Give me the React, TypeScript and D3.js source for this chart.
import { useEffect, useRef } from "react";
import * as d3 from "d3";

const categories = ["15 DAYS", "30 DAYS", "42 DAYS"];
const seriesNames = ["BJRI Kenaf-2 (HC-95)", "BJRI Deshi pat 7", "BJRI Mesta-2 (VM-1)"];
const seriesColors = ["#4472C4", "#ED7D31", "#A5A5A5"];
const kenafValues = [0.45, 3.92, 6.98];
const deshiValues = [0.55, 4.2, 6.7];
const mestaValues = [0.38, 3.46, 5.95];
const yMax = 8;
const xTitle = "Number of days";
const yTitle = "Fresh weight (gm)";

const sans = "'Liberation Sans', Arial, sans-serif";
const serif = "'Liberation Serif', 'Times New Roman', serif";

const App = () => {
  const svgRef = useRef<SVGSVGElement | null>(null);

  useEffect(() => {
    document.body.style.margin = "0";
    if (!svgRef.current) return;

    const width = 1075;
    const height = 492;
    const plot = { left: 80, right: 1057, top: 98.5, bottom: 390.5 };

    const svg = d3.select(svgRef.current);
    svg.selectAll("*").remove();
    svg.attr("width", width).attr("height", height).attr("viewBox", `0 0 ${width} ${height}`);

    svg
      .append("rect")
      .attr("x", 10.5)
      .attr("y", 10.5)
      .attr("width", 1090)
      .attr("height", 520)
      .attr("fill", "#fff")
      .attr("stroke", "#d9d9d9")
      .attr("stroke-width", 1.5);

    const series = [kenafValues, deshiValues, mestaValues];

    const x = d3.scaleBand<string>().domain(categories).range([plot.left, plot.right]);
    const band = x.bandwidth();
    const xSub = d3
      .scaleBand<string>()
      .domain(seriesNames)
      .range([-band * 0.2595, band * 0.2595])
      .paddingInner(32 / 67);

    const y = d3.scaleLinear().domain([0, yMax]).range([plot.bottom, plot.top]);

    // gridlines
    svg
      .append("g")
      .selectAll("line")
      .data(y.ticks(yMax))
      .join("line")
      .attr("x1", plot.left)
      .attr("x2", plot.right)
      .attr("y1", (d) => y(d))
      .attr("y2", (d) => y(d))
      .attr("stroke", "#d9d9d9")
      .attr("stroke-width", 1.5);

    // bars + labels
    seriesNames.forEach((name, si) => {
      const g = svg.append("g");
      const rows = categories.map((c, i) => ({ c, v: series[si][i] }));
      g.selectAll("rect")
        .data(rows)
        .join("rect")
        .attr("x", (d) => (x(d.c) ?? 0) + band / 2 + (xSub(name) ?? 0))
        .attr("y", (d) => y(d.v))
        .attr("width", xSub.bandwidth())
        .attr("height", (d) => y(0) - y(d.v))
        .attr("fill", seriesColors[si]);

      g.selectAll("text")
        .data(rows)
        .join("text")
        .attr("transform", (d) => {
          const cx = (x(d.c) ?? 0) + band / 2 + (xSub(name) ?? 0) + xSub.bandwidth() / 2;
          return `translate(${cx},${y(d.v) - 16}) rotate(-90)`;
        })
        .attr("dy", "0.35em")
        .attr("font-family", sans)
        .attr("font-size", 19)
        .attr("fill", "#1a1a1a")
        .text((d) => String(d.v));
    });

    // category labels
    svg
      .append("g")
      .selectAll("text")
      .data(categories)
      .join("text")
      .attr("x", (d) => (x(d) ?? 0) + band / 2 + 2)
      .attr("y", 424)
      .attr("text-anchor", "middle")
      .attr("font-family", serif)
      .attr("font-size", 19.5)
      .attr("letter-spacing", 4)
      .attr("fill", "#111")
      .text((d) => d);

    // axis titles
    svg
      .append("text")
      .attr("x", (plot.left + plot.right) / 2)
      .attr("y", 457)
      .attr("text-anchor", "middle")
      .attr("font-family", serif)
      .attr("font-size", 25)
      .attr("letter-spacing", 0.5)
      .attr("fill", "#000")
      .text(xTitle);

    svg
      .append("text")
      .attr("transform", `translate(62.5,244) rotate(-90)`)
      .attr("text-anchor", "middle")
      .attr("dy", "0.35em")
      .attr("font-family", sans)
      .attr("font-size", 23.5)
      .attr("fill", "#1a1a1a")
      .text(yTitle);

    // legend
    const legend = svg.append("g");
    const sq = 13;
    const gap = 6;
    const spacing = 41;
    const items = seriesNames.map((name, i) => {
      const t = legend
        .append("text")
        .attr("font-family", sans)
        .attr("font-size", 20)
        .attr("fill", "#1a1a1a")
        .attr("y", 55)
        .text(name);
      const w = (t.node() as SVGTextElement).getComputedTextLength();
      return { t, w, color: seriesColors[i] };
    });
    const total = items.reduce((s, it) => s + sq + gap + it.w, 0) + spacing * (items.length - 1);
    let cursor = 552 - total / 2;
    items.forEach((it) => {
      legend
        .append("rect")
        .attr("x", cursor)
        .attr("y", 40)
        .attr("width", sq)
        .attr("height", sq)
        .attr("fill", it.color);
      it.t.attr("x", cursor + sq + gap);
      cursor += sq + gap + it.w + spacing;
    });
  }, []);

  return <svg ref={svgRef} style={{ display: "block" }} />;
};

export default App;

------

Transcribe all of the material exactly. Omit nothing.

Give me the React, TypeScript and D3.js source for this chart.
import { useEffect, useRef } from "react";
import * as d3 from "d3";

const categories = ["15 DAYS", "30 DAYS", "42 DAYS"];
const seriesNames = ["BJRI Kenaf-2 (HC-95)", "BJRI Deshi pat 7", "BJRI Mesta-2 (VM-1)"];
const seriesColors = ["#4472C4", "#ED7D31", "#A5A5A5"];
const kenafValues = [0.45, 3.92, 6.98];
const deshiValues = [0.55, 4.2, 6.7];
const mestaValues = [0.38, 3.46, 5.95];
const yMax = 8;
const xTitle = "Number of days";
const yTitle = "Fresh weight (gm)";

const sans = "'Liberation Sans', Arial, sans-serif";
const serif = "'Liberation Serif', 'Times New Roman', serif";

const App = () => {
  const svgRef = useRef<SVGSVGElement | null>(null);

  useEffect(() => {
    document.body.style.margin = "0";
    if (!svgRef.current) return;

    const width = 1075;
    const height = 492;
    const plot = { left: 80, right: 1057, top: 98.5, bottom: 390.5 };

    const svg = d3.select(svgRef.current);
    svg.selectAll("*").remove();
    svg.attr("width", width).attr("height", height).attr("viewBox", `0 0 ${width} ${height}`);

    svg
      .append("rect")
      .attr("x", 10.5)
      .attr("y", 10.5)
      .attr("width", 1090)
      .attr("height", 520)
      .attr("fill", "#fff")
      .attr("stroke", "#d9d9d9")
      .attr("stroke-width", 1.5);

    const series = [kenafValues, deshiValues, mestaValues];

    const x = d3.scaleBand<string>().domain(categories).range([plot.left, plot.right]);
    const band = x.bandwidth();
    const xSub = d3
      .scaleBand<string>()
      .domain(seriesNames)
      .range([-band * 0.2595, band * 0.2595])
      .paddingInner(32 / 67);

    const y = d3.scaleLinear().domain([0, yMax]).range([plot.bottom, plot.top]);

    // gridlines
    svg
      .append("g")
      .selectAll("line")
      .data(y.ticks(yMax))
      .join("line")
      .attr("x1", plot.left)
      .attr("x2", plot.right)
      .attr("y1", (d) => y(d))
      .attr("y2", (d) => y(d))
      .attr("stroke", "#d9d9d9")
      .attr("stroke-width", 1.5);

    // bars + labels
    seriesNames.forEach((name, si) => {
      const g = svg.append("g");
      const rows = categories.map((c, i) => ({ c, v: series[si][i] }));
      g.selectAll("rect")
        .data(rows)
        .join("rect")
        .attr("x", (d) => (x(d.c) ?? 0) + band / 2 + (xSub(name) ?? 0))
        .attr("y", (d) => y(d.v))
        .attr("width", xSub.bandwidth())
        .attr("height", (d) => y(0) - y(d.v))
        .attr("fill", seriesColors[si]);

      g.selectAll("text")
        .data(rows)
        .join("text")
        .attr("transform", (d) => {
          const cx = (x(d.c) ?? 0) + band / 2 + (xSub(name) ?? 0) + xSub.bandwidth() / 2;
          return `translate(${cx},${y(d.v) - 16}) rotate(-90)`;
        })
        .attr("dy", "0.35em")
        .attr("font-family", sans)
        .attr("font-size", 19)
        .attr("fill", "#1a1a1a")
        .text((d) => String(d.v));
    });

    // category labels
    svg
      .append("g")
      .selectAll("text")
      .data(categories)
      .join("text")
      .attr("x", (d) => (x(d) ?? 0) + band / 2 + 2)
      .attr("y", 424)
      .attr("text-anchor", "middle")
      .attr("font-family", serif)
      .attr("font-size", 19.5)
      .attr("letter-spacing", 4)
      .attr("fill", "#111")
      .text((d) => d);

    // axis titles
    svg
      .append("text")
      .attr("x", (plot.left + plot.right) / 2)
      .attr("y", 457)
      .attr("text-anchor", "middle")
      .attr("font-family", serif)
      .attr("font-size", 25)
      .attr("letter-spacing", 0.5)
      .attr("fill", "#000")
      .text(xTitle);

    svg
      .append("text")
      .attr("transform", `translate(62.5,244) rotate(-90)`)
      .attr("text-anchor", "middle")
      .attr("dy", "0.35em")
      .attr("font-family", sans)
      .attr("font-size", 23.5)
      .attr("fill", "#1a1a1a")
      .text(yTitle);

    // legend
    const legend = svg.append("g");
    const sq = 13;
    const gap = 6;
    const spacing = 41;
    const items = seriesNames.map((name, i) => {
      const t = legend
        .append("text")
        .attr("font-family", sans)
        .attr("font-size", 20)
        .attr("fill", "#1a1a1a")
        .attr("y", 55)
        .text(name);
      const w = (t.node() as SVGTextElement).getComputedTextLength();
      return { t, w, color: seriesColors[i] };
    });
    const total = items.reduce((s, it) => s + sq + gap + it.w, 0) + spacing * (items.length - 1);
    let cursor = 552 - total / 2;
    items.forEach((it) => {
      legend
        .append("rect")
        .attr("x", cursor)
        .attr("y", 40)
        .attr("width", sq)
        .attr("height", sq)
        .attr("fill", it.color);
      it.t.attr("x", cursor + sq + gap);
      cursor += sq + gap + it.w + spacing;
    });
  }, []);

  return <svg ref={svgRef} style={{ display: "block" }} />;
};

export default App;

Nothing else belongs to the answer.